The lexicon contains the following names of objects of the following types:

  • 4837 communication ways: streets (e.g. ulica Generała Kazimierza Pułaskiego), squares (e.g. Plac Komuny Paryskiej), and bridges (e.g. most Śląsko-Dąbrowski),

  • 1933 communication points: bus, tram, subway and city train stops (e.g. przystanek Aleja Zjednoczenia, stacja Warszawa-ZOO), railway stations (e.g. Warszawa Wschodnia), and airports (e.g. Port Lotniczy imienia Fryderyka Chopina w Warszawie),

  • 435 buildings (e.g. Hala Marymoncka, kościół Świętego Jakuba Apostoła, Muzeum Historii Żydów Polskich, teatr „Kwadrat”, Akademia Medyczna)

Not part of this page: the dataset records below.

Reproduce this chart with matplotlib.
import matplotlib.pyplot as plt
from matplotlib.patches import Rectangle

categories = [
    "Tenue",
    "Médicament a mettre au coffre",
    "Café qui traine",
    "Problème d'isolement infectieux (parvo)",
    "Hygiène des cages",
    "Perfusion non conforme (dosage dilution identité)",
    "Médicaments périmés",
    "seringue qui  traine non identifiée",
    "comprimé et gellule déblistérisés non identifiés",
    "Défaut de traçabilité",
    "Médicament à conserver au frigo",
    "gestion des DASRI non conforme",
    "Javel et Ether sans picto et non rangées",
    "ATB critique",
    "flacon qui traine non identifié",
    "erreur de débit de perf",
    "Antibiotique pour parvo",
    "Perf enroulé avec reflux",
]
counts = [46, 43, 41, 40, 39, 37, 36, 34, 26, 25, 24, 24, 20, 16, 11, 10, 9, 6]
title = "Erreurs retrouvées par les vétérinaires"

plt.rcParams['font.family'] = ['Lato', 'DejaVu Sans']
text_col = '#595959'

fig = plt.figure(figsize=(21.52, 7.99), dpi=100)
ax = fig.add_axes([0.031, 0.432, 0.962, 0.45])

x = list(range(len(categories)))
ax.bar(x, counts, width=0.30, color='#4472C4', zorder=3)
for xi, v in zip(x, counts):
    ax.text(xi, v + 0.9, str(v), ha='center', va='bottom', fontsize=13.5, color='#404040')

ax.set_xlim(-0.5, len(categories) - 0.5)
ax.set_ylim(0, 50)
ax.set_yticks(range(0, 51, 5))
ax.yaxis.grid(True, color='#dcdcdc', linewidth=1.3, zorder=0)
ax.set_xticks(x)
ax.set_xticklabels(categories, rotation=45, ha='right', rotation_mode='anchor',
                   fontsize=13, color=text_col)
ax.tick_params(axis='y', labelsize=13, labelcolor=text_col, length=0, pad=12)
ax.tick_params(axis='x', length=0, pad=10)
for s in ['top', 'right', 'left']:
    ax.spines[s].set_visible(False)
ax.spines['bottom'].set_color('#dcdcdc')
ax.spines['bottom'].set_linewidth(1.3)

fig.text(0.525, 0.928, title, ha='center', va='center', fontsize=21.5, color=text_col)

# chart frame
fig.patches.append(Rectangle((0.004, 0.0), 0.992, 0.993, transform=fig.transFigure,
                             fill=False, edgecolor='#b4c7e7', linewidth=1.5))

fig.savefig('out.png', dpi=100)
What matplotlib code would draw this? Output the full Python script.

  • 385 districts and areas (e.g. Sady Żoliborskie, Stegny, park imienia Romualda Traugutta, Cmentarz Ewangelicko-Augsburski),

  • 115 monuments (e.g. Grób Nieznanego Żołnierza),

  • 34 hydronyms (e.g. Kanał Żerański).

  • 1195 person names to whom some urban objects (notably streets) are dedicated (e.g. Kazimierz Pułaski).

Authors

  • Małgorzata Marciniak -- project management,

  • Celina Heliasz -- lexicography,
  • Joanna Rabiega-Wiśniewska -- lexicography,
  • Piotr Sikora -- programming,
  • Marcin Woliński -- morphology of single words,

  • Agata Savary -- automatic inflection and validation.

Tools

The lexicon has been created within Toposław, tool for developping and managing inflectional dictionaries of multi-word units. Topsław integrates:

  • Morfeusz SGJP -- a morphological analyser and generator of Polish,

  • Multiflex -- a morpho-syntactic generator of multi-word units,

  • graph editor stemming from Unitex.

License

The data are available under the CC-BY-SA license.

Available resources

  • Slownik -- the binary source file in Toposław format

  • Multiflex-compatible archive containing:

    • the list of morphologically annotated lexemes,
    • the list of corresponding inflected forms and variants,
    • inflection graphs compatible with Unitex graph editor,

    • list of known problems.

Future work

Defining an LMF format for the lexicon.